__Do this__: Each line of the listing must be transcribed exactly, except for the images, which should be excluded.

__Data block__:
▽

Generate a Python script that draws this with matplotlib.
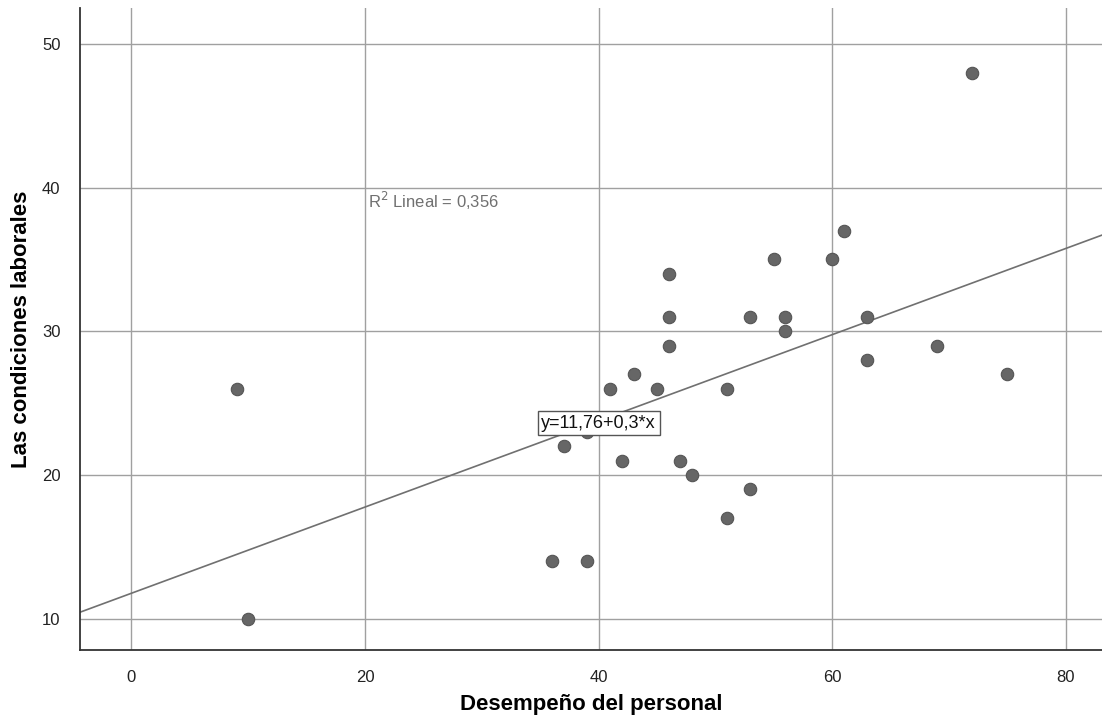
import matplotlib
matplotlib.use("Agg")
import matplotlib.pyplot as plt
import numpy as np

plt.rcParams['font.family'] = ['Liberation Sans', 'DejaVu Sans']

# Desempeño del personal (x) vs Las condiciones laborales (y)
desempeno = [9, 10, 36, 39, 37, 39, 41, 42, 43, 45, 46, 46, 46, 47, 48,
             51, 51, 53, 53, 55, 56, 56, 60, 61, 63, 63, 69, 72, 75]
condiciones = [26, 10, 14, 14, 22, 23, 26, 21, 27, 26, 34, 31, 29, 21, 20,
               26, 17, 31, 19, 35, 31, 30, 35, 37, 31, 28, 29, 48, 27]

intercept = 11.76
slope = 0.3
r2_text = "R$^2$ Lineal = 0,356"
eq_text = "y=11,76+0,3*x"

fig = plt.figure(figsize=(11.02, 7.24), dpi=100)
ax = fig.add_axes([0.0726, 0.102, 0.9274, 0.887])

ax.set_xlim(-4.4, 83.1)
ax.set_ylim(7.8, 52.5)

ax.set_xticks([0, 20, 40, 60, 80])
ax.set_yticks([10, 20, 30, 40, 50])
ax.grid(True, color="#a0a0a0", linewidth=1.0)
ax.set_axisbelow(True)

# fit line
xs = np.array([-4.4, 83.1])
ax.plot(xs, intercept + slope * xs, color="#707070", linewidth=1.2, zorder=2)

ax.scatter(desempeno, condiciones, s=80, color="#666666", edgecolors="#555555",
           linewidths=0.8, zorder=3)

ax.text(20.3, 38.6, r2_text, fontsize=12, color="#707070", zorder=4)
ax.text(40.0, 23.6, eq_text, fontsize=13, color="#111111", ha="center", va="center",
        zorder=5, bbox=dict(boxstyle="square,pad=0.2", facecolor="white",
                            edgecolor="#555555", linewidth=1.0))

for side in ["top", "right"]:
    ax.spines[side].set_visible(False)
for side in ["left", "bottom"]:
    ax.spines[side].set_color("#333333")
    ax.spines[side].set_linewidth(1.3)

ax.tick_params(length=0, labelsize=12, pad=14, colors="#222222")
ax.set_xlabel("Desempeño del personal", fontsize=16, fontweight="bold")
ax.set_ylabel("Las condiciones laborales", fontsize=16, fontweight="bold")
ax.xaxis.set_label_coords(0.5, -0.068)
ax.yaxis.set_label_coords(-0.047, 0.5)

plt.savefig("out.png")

△

__Completed exercise__:
Generate a Python script that draws this with matplotlib.
import matplotlib
matplotlib.use("Agg")
import matplotlib.pyplot as plt
import numpy as np

plt.rcParams['font.family'] = ['Liberation Sans', 'DejaVu Sans']

# Desempeño del personal (x) vs Las condiciones laborales (y)
desempeno = [9, 10, 36, 39, 37, 39, 41, 42, 43, 45, 46, 46, 46, 47, 48,
             51, 51, 53, 53, 55, 56, 56, 60, 61, 63, 63, 69, 72, 75]
condiciones = [26, 10, 14, 14, 22, 23, 26, 21, 27, 26, 34, 31, 29, 21, 20,
               26, 17, 31, 19, 35, 31, 30, 35, 37, 31, 28, 29, 48, 27]

intercept = 11.76
slope = 0.3
r2_text = "R$^2$ Lineal = 0,356"
eq_text = "y=11,76+0,3*x"

fig = plt.figure(figsize=(11.02, 7.24), dpi=100)
ax = fig.add_axes([0.0726, 0.102, 0.9274, 0.887])

ax.set_xlim(-4.4, 83.1)
ax.set_ylim(7.8, 52.5)

ax.set_xticks([0, 20, 40, 60, 80])
ax.set_yticks([10, 20, 30, 40, 50])
ax.grid(True, color="#a0a0a0", linewidth=1.0)
ax.set_axisbelow(True)

# fit line
xs = np.array([-4.4, 83.1])
ax.plot(xs, intercept + slope * xs, color="#707070", linewidth=1.2, zorder=2)

ax.scatter(desempeno, condiciones, s=80, color="#666666", edgecolors="#555555",
           linewidths=0.8, zorder=3)

ax.text(20.3, 38.6, r2_text, fontsize=12, color="#707070", zorder=4)
ax.text(40.0, 23.6, eq_text, fontsize=13, color="#111111", ha="center", va="center",
        zorder=5, bbox=dict(boxstyle="square,pad=0.2", facecolor="white",
                            edgecolor="#555555", linewidth=1.0))

for side in ["top", "right"]:
    ax.spines[side].set_visible(False)
for side in ["left", "bottom"]:
    ax.spines[side].set_color("#333333")
    ax.spines[side].set_linewidth(1.3)

ax.tick_params(length=0, labelsize=12, pad=14, colors="#222222")
ax.set_xlabel("Desempeño del personal", fontsize=16, fontweight="bold")
ax.set_ylabel("Las condiciones laborales", fontsize=16, fontweight="bold")
ax.xaxis.set_label_coords(0.5, -0.068)
ax.yaxis.set_label_coords(-0.047, 0.5)

plt.savefig("out.png")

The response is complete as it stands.